▶ _What is required_
Take the line containing "Write a Python", the line containing "import pandas as pd", and all lines between them, and transcribe them exactly. Leave out pictures.

::: Extracted information :::

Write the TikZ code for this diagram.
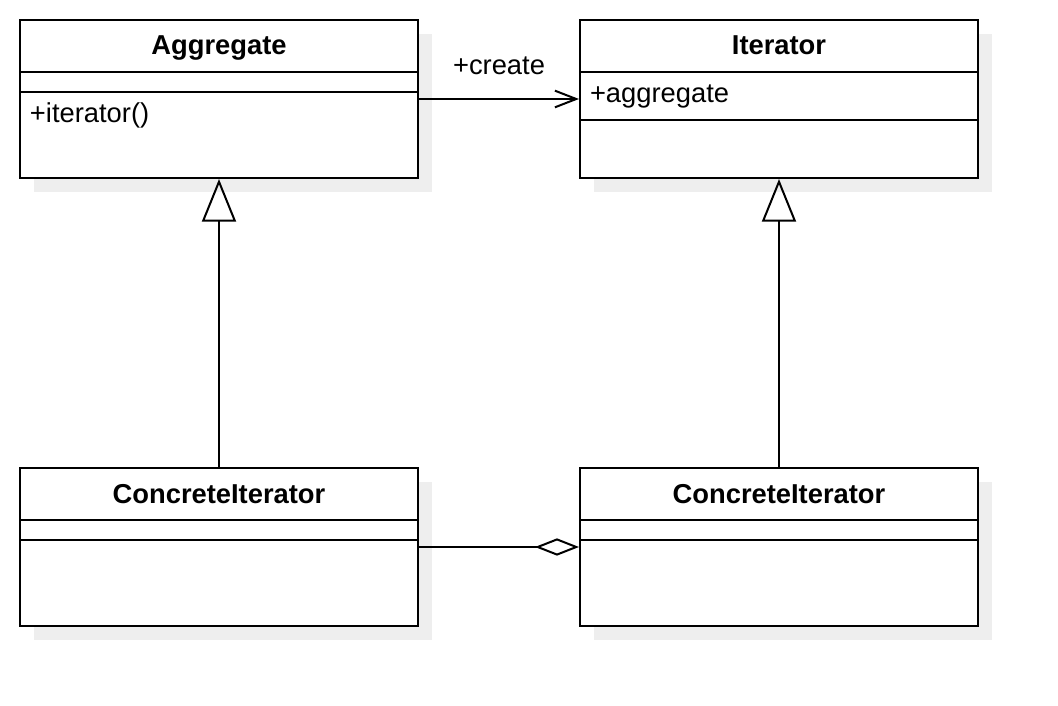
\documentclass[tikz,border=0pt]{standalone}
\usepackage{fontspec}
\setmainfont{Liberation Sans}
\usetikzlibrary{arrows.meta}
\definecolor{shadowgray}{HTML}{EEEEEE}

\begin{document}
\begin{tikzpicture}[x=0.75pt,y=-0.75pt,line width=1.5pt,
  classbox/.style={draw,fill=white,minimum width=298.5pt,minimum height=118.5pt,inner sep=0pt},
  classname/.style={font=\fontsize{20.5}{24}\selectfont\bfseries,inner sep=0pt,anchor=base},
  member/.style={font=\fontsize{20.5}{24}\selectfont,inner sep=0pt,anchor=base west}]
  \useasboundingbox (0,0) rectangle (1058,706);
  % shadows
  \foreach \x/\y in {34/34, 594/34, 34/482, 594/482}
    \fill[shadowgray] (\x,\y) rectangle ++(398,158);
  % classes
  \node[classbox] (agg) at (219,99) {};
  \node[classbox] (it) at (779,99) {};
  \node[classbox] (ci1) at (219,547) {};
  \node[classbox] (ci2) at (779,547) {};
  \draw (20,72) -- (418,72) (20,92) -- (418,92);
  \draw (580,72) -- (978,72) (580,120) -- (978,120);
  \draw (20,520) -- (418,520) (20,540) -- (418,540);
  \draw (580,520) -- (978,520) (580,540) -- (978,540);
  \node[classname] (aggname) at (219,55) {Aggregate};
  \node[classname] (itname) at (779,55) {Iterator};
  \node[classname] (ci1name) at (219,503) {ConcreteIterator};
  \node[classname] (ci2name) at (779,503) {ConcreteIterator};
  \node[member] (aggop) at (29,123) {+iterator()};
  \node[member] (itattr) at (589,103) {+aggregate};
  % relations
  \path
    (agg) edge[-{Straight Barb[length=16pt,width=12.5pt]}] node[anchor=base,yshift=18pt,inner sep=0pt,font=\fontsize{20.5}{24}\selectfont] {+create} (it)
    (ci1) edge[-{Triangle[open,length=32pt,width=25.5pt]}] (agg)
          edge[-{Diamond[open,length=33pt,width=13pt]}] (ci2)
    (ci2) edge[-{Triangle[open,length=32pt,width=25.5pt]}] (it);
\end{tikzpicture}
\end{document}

:::
::: Extracted information :::

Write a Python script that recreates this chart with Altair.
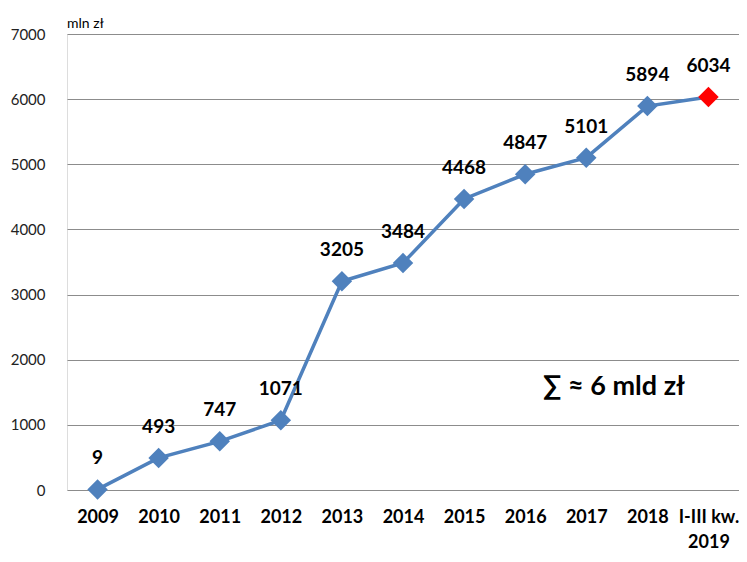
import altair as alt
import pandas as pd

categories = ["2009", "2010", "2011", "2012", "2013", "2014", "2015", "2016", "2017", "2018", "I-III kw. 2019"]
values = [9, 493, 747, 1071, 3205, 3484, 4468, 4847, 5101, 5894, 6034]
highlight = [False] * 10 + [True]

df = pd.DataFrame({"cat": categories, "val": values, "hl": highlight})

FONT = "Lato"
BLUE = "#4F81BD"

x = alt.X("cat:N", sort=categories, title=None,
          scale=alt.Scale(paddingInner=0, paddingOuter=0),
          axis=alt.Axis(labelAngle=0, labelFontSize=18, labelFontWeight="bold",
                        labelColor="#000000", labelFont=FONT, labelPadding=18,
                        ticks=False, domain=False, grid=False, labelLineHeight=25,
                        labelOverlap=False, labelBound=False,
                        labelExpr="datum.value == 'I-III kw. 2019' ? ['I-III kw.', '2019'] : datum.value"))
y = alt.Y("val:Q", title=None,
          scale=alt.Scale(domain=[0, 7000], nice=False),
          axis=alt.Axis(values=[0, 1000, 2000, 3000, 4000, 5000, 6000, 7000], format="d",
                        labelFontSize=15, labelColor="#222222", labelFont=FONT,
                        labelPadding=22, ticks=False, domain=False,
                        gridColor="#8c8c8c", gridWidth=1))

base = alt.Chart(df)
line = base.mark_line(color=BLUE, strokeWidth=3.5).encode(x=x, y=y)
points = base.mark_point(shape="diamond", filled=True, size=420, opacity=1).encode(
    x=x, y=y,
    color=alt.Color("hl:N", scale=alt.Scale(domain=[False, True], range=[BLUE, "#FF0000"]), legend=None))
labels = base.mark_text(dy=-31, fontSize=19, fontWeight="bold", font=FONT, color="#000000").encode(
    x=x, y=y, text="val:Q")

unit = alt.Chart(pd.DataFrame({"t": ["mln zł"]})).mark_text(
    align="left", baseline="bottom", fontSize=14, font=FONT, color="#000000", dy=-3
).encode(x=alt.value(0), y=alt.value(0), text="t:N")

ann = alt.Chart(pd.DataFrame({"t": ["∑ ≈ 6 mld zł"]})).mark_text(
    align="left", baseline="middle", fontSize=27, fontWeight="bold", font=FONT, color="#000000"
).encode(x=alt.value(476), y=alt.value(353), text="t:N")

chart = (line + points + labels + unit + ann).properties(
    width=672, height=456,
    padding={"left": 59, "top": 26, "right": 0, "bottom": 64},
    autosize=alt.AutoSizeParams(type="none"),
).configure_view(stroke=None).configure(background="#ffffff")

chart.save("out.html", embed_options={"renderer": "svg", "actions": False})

:::

▶ _Output of the task_
Write a Python script that recreates this chart with Altair.
import altair as alt
import pandas as pd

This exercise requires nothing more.